Rogers had announced termination of its Portable Internet service on March 1, 2012.

The 30 Mhz slice of 2300 Mhz spectrum was transferred to Orion Wireless Partnership, for a fixed wireless LTE national network.

==Network==
The Inukshuk network was built using pre-WiMAX technology provided by Expedience solution from Motorola, now Nexpedience Networks.

===Coverage===
The network provides connectivity to 45 major cities and more than 120 rural communities throughout the ten Industry Canada licensed areas.

Activation, however, is only available in certain rural regions. Bell only allowed customers in the following regions of the province of Ontario to subscribe to Portable or Rural Internet:

- Bruce County
- Dawn-Euphemia
- Dufferin County
- Laurentian Valley
- Middlesex County
- Simcoe County
- South Glengarry

==Services==

===Wireless Internet===
Monthly bandwidth limits for customers were not tightly enforced, and simply existed to protect against network abuse. Bell's Rural ("In-home") service used the same technology as the portable ("Unplugged") product, except the modem itself was mounted to a user's home in the direction of the tower it would have connected to.
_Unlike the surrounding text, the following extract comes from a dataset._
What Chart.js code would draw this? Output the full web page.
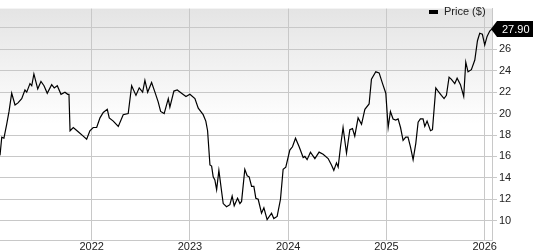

Hence, it was not designed to be portable.

| Service | Speeds |  | Monthly bandwidth limits |
| Download | Upload |
| Portable Internet | 3 Mbit/s | 384 kbit/s | 30 GB |
| Rural Internet | 2 Mbit/s | 256 kbit/s | 10 GB |
| Portable Internet Lite | 512 kbit/s | 128 kbit/s |

Bell also offered "Unplugged" service for businesses.

===Peer-to-peer throttling===
Inukshuk Wireless throttled peer-to-peer (P2P) traffic on its network during peak times of the day.

For Bell customers, downloads and uploads were throttled to 512 kbit/s from 16h30 to 17h59 EST, then to 256 kbit/s from 18h00 to 23h59 EST, and again to 512 kbit/s from 0h00 to 1h00 EST every day. No throttling occurred from 1h00 to 16h30.